[Plotting code records]
## Start

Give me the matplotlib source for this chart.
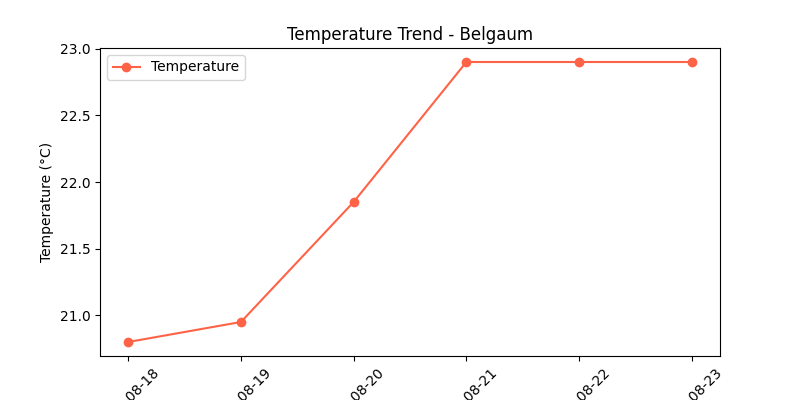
import matplotlib
matplotlib.use('Agg')
import matplotlib.pyplot as plt
import matplotlib.dates as mdates
import pandas as pd

city = 'Belgaum'
dates = pd.to_datetime(['2024-08-18', '2024-08-19', '2024-08-20',
                        '2024-08-21', '2024-08-22', '2024-08-23'])
temperature = [20.8, 20.95, 21.85, 22.9, 22.9, 22.9]

fig, ax = plt.subplots(figsize=(8, 4), dpi=100)
ax.plot(dates, temperature, marker='o', color='tomato', label='Temperature')
ax.set_title(f'Temperature Trend - {city}')
ax.set_ylabel('Temperature (°C)')
# full dates, the year part falls off the bottom edge like in the original
ax.xaxis.set_major_locator(mdates.DayLocator())
ax.xaxis.set_major_formatter(mdates.DateFormatter('%Y-%m-%d'))
plt.xticks(rotation=45)
ax.legend(loc='upper left')

plt.savefig('out.png')
plt.close()
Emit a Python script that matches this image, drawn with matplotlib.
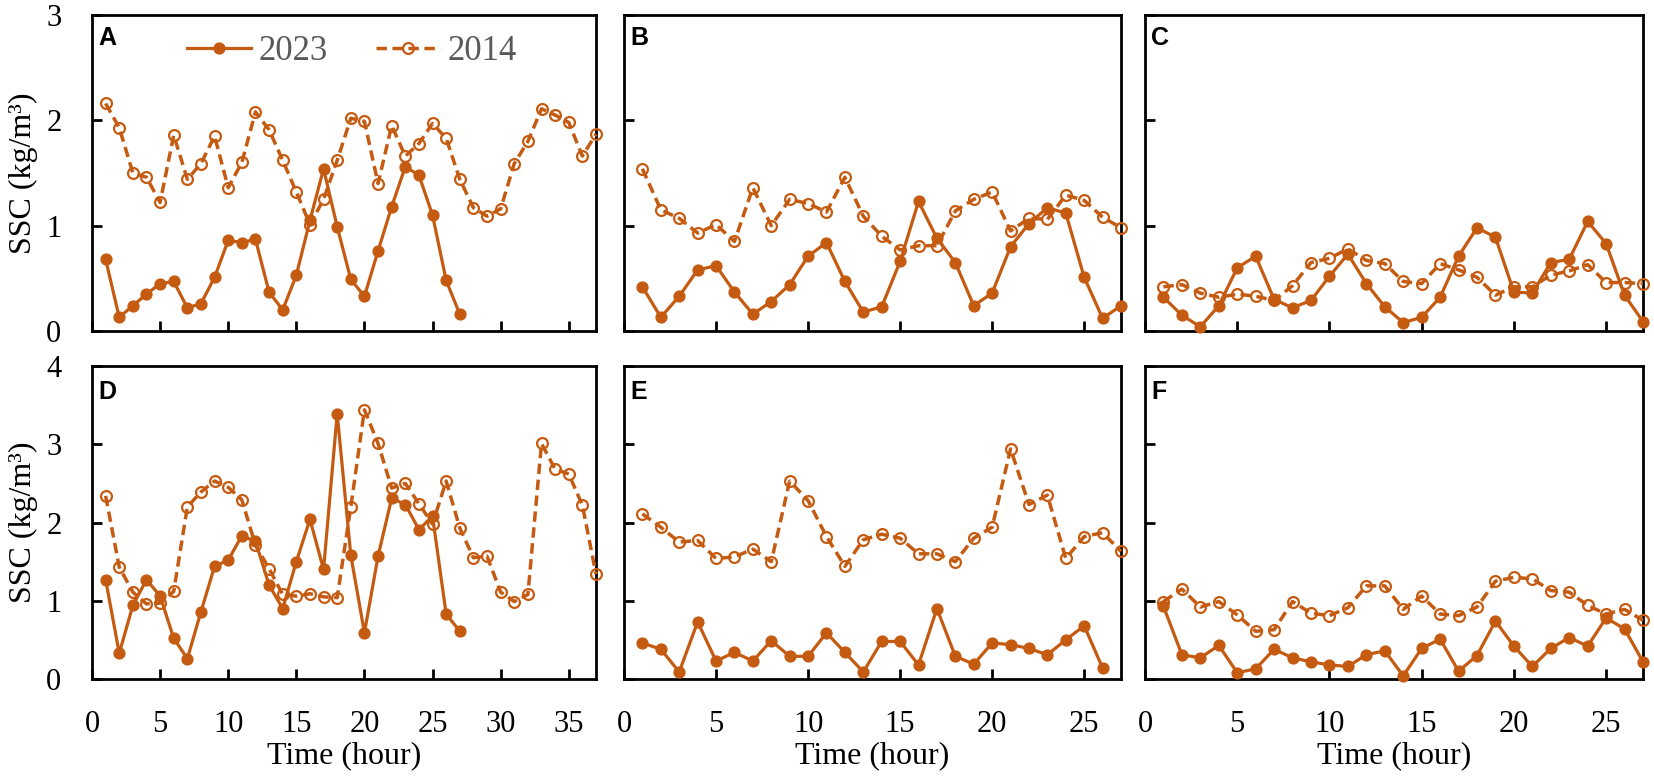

## End

• [WORK REQUIRED]: All records must be output exactly as they are, except for the pictures, which are left out.

• [EXERCISE RESPONSE]:
Give me the matplotlib source for this chart.
import matplotlib
matplotlib.use('Agg')
import matplotlib.pyplot as plt
import matplotlib.dates as mdates
import pandas as pd

city = 'Belgaum'
dates = pd.to_datetime(['2024-08-18', '2024-08-19', '2024-08-20',
                        '2024-08-21', '2024-08-22', '2024-08-23'])
temperature = [20.8, 20.95, 21.85, 22.9, 22.9, 22.9]

fig, ax = plt.subplots(figsize=(8, 4), dpi=100)
ax.plot(dates, temperature, marker='o', color='tomato', label='Temperature')
ax.set_title(f'Temperature Trend - {city}')
ax.set_ylabel('Temperature (°C)')
# full dates, the year part falls off the bottom edge like in the original
ax.xaxis.set_major_locator(mdates.DayLocator())
ax.xaxis.set_major_formatter(mdates.DateFormatter('%Y-%m-%d'))
plt.xticks(rotation=45)
ax.legend(loc='upper left')

plt.savefig('out.png')
plt.close()
Emit a Python script that matches this image, drawn with matplotlib.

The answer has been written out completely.